» **EXERCISE**:
Without including the pictures, copy out every line below.

» **PROVIDED DATA**:
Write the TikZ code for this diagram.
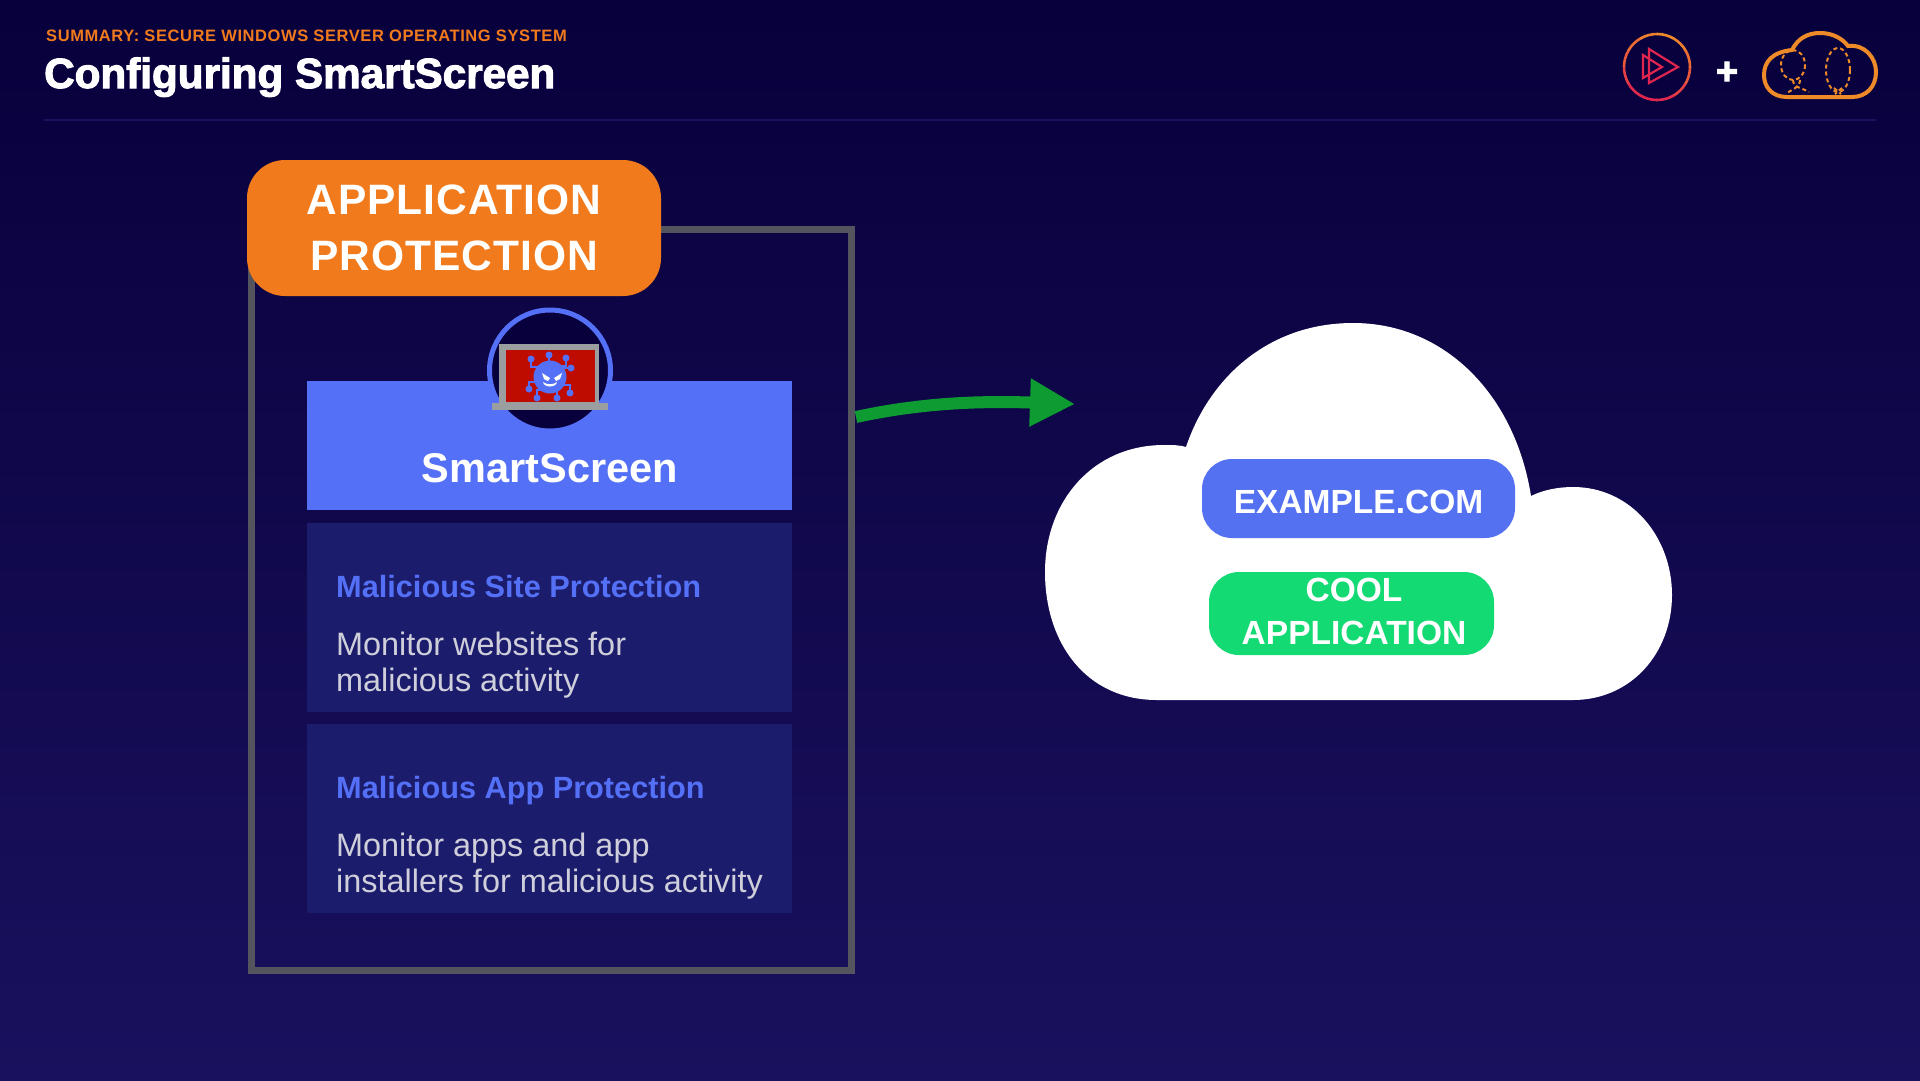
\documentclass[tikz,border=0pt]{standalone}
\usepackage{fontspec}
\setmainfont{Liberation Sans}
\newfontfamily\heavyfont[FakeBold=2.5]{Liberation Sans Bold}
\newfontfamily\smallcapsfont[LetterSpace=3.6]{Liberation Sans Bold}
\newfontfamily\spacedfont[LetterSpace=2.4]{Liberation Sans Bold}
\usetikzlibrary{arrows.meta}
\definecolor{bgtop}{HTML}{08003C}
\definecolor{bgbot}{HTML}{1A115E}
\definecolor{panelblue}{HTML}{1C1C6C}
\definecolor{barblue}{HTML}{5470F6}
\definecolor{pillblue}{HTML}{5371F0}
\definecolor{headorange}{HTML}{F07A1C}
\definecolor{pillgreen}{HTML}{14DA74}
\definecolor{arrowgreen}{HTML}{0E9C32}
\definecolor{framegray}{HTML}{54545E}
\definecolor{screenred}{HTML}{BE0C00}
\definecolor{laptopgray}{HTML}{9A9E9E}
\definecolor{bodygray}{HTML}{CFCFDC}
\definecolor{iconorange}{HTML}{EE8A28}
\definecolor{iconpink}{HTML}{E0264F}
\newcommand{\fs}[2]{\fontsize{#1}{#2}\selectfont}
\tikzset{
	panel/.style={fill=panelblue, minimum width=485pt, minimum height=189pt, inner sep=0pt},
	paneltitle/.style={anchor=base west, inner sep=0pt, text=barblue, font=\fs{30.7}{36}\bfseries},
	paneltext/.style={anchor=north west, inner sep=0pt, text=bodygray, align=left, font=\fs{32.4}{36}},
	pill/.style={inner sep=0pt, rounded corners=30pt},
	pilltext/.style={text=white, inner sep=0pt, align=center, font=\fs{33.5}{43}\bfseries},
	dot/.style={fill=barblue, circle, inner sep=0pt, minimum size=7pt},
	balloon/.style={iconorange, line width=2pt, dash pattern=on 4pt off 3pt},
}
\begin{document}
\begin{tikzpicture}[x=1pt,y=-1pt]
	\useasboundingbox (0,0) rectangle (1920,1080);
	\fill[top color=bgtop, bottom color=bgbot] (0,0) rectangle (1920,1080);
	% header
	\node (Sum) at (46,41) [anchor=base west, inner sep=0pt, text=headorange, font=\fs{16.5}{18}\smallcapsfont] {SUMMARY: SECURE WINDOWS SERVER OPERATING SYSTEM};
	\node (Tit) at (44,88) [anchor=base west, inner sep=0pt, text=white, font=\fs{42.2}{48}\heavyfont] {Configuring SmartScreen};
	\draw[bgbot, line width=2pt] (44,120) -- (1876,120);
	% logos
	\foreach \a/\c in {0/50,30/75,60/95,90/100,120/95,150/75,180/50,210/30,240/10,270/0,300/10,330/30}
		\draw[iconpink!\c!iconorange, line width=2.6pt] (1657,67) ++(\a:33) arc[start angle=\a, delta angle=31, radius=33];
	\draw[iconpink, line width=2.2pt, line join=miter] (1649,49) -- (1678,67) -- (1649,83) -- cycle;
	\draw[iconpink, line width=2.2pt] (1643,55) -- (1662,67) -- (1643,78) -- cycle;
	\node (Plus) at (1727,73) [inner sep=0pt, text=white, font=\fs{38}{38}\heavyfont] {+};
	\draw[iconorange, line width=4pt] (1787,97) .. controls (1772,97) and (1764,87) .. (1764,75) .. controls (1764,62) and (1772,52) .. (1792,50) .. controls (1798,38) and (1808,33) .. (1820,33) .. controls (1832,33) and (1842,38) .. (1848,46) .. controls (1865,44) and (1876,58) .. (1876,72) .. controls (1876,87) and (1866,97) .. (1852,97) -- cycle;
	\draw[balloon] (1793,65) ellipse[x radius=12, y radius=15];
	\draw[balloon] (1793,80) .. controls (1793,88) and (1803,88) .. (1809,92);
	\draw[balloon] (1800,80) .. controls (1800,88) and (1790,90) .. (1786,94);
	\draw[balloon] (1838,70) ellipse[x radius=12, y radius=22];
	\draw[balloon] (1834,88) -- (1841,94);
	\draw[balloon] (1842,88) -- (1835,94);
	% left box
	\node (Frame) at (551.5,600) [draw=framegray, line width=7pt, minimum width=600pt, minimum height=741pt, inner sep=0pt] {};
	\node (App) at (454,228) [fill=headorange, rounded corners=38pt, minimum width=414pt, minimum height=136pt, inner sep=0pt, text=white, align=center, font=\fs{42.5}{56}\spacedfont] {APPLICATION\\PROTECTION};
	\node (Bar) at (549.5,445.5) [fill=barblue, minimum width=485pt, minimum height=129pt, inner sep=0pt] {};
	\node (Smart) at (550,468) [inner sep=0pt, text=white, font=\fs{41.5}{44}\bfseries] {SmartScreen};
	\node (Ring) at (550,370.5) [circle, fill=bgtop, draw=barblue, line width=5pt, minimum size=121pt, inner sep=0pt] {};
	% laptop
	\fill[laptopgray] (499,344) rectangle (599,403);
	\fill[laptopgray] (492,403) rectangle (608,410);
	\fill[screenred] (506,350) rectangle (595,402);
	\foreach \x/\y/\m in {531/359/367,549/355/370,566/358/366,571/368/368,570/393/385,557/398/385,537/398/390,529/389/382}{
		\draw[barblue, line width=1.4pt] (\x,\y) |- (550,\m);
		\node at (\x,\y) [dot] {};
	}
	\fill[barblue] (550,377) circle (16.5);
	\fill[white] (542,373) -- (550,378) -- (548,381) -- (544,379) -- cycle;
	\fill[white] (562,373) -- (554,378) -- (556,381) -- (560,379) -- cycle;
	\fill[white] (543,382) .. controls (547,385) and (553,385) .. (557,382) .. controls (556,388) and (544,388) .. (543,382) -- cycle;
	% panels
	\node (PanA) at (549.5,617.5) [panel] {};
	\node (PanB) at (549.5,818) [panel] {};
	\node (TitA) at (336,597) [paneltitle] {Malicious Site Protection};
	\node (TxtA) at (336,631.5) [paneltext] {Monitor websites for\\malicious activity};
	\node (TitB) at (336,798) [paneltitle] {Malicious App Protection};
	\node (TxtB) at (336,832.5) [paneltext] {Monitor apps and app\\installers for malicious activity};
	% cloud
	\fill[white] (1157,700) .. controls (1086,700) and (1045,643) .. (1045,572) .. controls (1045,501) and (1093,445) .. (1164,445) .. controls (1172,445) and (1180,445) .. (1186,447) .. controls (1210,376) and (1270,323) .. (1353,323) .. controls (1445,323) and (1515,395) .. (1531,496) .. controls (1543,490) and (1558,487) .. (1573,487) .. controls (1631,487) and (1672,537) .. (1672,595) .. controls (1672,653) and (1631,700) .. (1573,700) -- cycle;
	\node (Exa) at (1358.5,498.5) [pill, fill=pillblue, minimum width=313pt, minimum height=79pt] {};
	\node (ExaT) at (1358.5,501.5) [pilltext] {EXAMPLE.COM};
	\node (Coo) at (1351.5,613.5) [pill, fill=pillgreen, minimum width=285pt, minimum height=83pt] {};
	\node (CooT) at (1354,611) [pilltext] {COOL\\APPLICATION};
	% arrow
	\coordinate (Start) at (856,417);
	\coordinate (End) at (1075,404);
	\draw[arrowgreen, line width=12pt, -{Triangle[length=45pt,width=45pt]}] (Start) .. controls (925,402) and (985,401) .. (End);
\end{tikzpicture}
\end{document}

» **ANSWER TO THE PROBLEM**:
Write the TikZ code for this diagram.
\documentclass[tikz,border=0pt]{standalone}
\usepackage{fontspec}
\setmainfont{Liberation Sans}
\newfontfamily\heavyfont[FakeBold=2.5]{Liberation Sans Bold}
\newfontfamily\smallcapsfont[LetterSpace=3.6]{Liberation Sans Bold}
\newfontfamily\spacedfont[LetterSpace=2.4]{Liberation Sans Bold}
\usetikzlibrary{arrows.meta}
\definecolor{bgtop}{HTML}{08003C}
\definecolor{bgbot}{HTML}{1A115E}
\definecolor{panelblue}{HTML}{1C1C6C}
\definecolor{barblue}{HTML}{5470F6}
\definecolor{pillblue}{HTML}{5371F0}
\definecolor{headorange}{HTML}{F07A1C}
\definecolor{pillgreen}{HTML}{14DA74}
\definecolor{arrowgreen}{HTML}{0E9C32}
\definecolor{framegray}{HTML}{54545E}
\definecolor{screenred}{HTML}{BE0C00}
\definecolor{laptopgray}{HTML}{9A9E9E}
\definecolor{bodygray}{HTML}{CFCFDC}
\definecolor{iconorange}{HTML}{EE8A28}
\definecolor{iconpink}{HTML}{E0264F}
\newcommand{\fs}[2]{\fontsize{#1}{#2}\selectfont}
\tikzset{
	panel/.style={fill=panelblue, minimum width=485pt, minimum height=189pt, inner sep=0pt},
	paneltitle/.style={anchor=base west, inner sep=0pt, text=barblue, font=\fs{30.7}{36}\bfseries},
	paneltext/.style={anchor=north west, inner sep=0pt, text=bodygray, align=left, font=\fs{32.4}{36}},
	pill/.style={inner sep=0pt, rounded corners=30pt},
	pilltext/.style={text=white, inner sep=0pt, align=center, font=\fs{33.5}{43}\bfseries},
	dot/.style={fill=barblue, circle, inner sep=0pt, minimum size=7pt},
	balloon/.style={iconorange, line width=2pt, dash pattern=on 4pt off 3pt},
}
\begin{document}
\begin{tikzpicture}[x=1pt,y=-1pt]
	\useasboundingbox (0,0) rectangle (1920,1080);
	\fill[top color=bgtop, bottom color=bgbot] (0,0) rectangle (1920,1080);
	% header
	\node (Sum) at (46,41) [anchor=base west, inner sep=0pt, text=headorange, font=\fs{16.5}{18}\smallcapsfont] {SUMMARY: SECURE WINDOWS SERVER OPERATING SYSTEM};
	\node (Tit) at (44,88) [anchor=base west, inner sep=0pt, text=white, font=\fs{42.2}{48}\heavyfont] {Configuring SmartScreen};
	\draw[bgbot, line width=2pt] (44,120) -- (1876,120);
	% logos
	\foreach \a/\c in {0/50,30/75,60/95,90/100,120/95,150/75,180/50,210/30,240/10,270/0,300/10,330/30}
		\draw[iconpink!\c!iconorange, line width=2.6pt] (1657,67) ++(\a:33) arc[start angle=\a, delta angle=31, radius=33];
	\draw[iconpink, line width=2.2pt, line join=miter] (1649,49) -- (1678,67) -- (1649,83) -- cycle;
	\draw[iconpink, line width=2.2pt] (1643,55) -- (1662,67) -- (1643,78) -- cycle;
	\node (Plus) at (1727,73) [inner sep=0pt, text=white, font=\fs{38}{38}\heavyfont] {+};
	\draw[iconorange, line width=4pt] (1787,97) .. controls (1772,97) and (1764,87) .. (1764,75) .. controls (1764,62) and (1772,52) .. (1792,50) .. controls (1798,38) and (1808,33) .. (1820,33) .. controls (1832,33) and (1842,38) .. (1848,46) .. controls (1865,44) and (1876,58) .. (1876,72) .. controls (1876,87) and (1866,97) .. (1852,97) -- cycle;
	\draw[balloon] (1793,65) ellipse[x radius=12, y radius=15];
	\draw[balloon] (1793,80) .. controls (1793,88) and (1803,88) .. (1809,92);
	\draw[balloon] (1800,80) .. controls (1800,88) and (1790,90) .. (1786,94);
	\draw[balloon] (1838,70) ellipse[x radius=12, y radius=22];
	\draw[balloon] (1834,88) -- (1841,94);
	\draw[balloon] (1842,88) -- (1835,94);
	% left box
	\node (Frame) at (551.5,600) [draw=framegray, line width=7pt, minimum width=600pt, minimum height=741pt, inner sep=0pt] {};
	\node (App) at (454,228) [fill=headorange, rounded corners=38pt, minimum width=414pt, minimum height=136pt, inner sep=0pt, text=white, align=center, font=\fs{42.5}{56}\spacedfont] {APPLICATION\\PROTECTION};
	\node (Bar) at (549.5,445.5) [fill=barblue, minimum width=485pt, minimum height=129pt, inner sep=0pt] {};
	\node (Smart) at (550,468) [inner sep=0pt, text=white, font=\fs{41.5}{44}\bfseries] {SmartScreen};
	\node (Ring) at (550,370.5) [circle, fill=bgtop, draw=barblue, line width=5pt, minimum size=121pt, inner sep=0pt] {};
	% laptop
	\fill[laptopgray] (499,344) rectangle (599,403);
	\fill[laptopgray] (492,403) rectangle (608,410);
	\fill[screenred] (506,350) rectangle (595,402);
	\foreach \x/\y/\m in {531/359/367,549/355/370,566/358/366,571/368/368,570/393/385,557/398/385,537/398/390,529/389/382}{
		\draw[barblue, line width=1.4pt] (\x,\y) |- (550,\m);
		\node at (\x,\y) [dot] {};
	}
	\fill[barblue] (550,377) circle (16.5);
	\fill[white] (542,373) -- (550,378) -- (548,381) -- (544,379) -- cycle;
	\fill[white] (562,373) -- (554,378) -- (556,381) -- (560,379) -- cycle;
	\fill[white] (543,382) .. controls (547,385) and (553,385) .. (557,382) .. controls (556,388) and (544,388) .. (543,382) -- cycle;
	% panels
	\node (PanA) at (549.5,617.5) [panel] {};
	\node (PanB) at (549.5,818) [panel] {};
	\node (TitA) at (336,597) [paneltitle] {Malicious Site Protection};
	\node (TxtA) at (336,631.5) [paneltext] {Monitor websites for\\malicious activity};
	\node (TitB) at (336,798) [paneltitle] {Malicious App Protection};
	\node (TxtB) at (336,832.5) [paneltext] {Monitor apps and app\\installers for malicious activity};
	% cloud
	\fill[white] (1157,700) .. controls (1086,700) and (1045,643) .. (1045,572) .. controls (1045,501) and (1093,445) .. (1164,445) .. controls (1172,445) and (1180,445) .. (1186,447) .. controls (1210,376) and (1270,323) .. (1353,323) .. controls (1445,323) and (1515,395) .. (1531,496) .. controls (1543,490) and (1558,487) .. (1573,487) .. controls (1631,487) and (1672,537) .. (1672,595) .. controls (1672,653) and (1631,700) .. (1573,700) -- cycle;
	\node (Exa) at (1358.5,498.5) [pill, fill=pillblue, minimum width=313pt, minimum height=79pt] {};
	\node (ExaT) at (1358.5,501.5) [pilltext] {EXAMPLE.COM};
	\node (Coo) at (1351.5,613.5) [pill, fill=pillgreen, minimum width=285pt, minimum height=83pt] {};
	\node (CooT) at (1354,611) [pilltext] {COOL\\APPLICATION};
	% arrow
	\coordinate (Start) at (856,417);
	\coordinate (End) at (1075,404);
	\draw[arrowgreen, line width=12pt, -{Triangle[length=45pt,width=45pt]}] (Start) .. controls (925,402) and (985,401) .. (End);
\end{tikzpicture}
\end{document}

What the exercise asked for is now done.